YEAR OF CONSECRATED LIFE – The final days of the Year of Consecrated Life are being marked in the Vatican with a theological symposium on religious life, taking place from 28 Jan to 1 Feb, on the theme Consecrated Life in Communion. A common foundation in the diversity of styles.

The event, hosted by the Vatican’s Congregation for Institutes of Consecrated Life and Societies of Apostolic Life (CICLSAL), kicked off with a prayer vigil Thursday night (28 Jan) in St. Peter’s Basilica.

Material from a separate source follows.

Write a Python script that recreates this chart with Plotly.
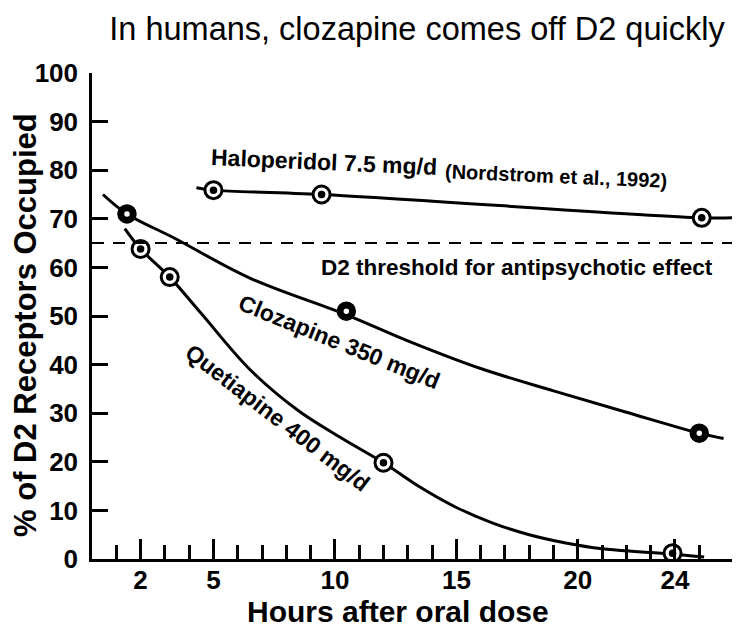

Pope Francis is set to close the Year of Consecrated Life with a Mass on Tuesday, 2 February, the World Day of Consecrated Life.

During Thursday night’s vigil, Archbishop José Rodríguez Carballo, O.F.M., Secretary of the Congregation for Religious (CICLSAL), gave a reflection on the centrality of joy for the consecrated person.

“The beatitudes,” he said, “are, here and now, the path to a full and joyful life. Joy is not a possibility but a responsibility for the consecrated person. If we believe that God can fill our hearts and make us happy; if we believe that the brothers and sisters God has given us are gifts from him (…) then we cannot but share with the world the gift of our joy in Christ”.

Friday, the second day of the symposium on religious life, also began with a focus on joy. The first speaker was Cardinal João Bráz de Aviz, the Prefect of CICLSAL, who said, “As consecrated people, we have to show that God can fill our hearts and make us happy” and exhorted all to unity and fraternity as a means to live spirituality of communion in the Church.

Another presenter, Fr. Christoph Theobald, SJ, said, “To follow, to listen and to welcome the other: this is the style of Jesus that consecrated men and women are called to learn. They are consecrated to the service of what is happening where they live and work; witnesses of fraternity which, if lived authentically, becomes an ‘alternative’ way of life; men and women who look to the future with the prophetic gaze of one who sees the Holy Spirit continuously working and enriching the Church with new charisms.”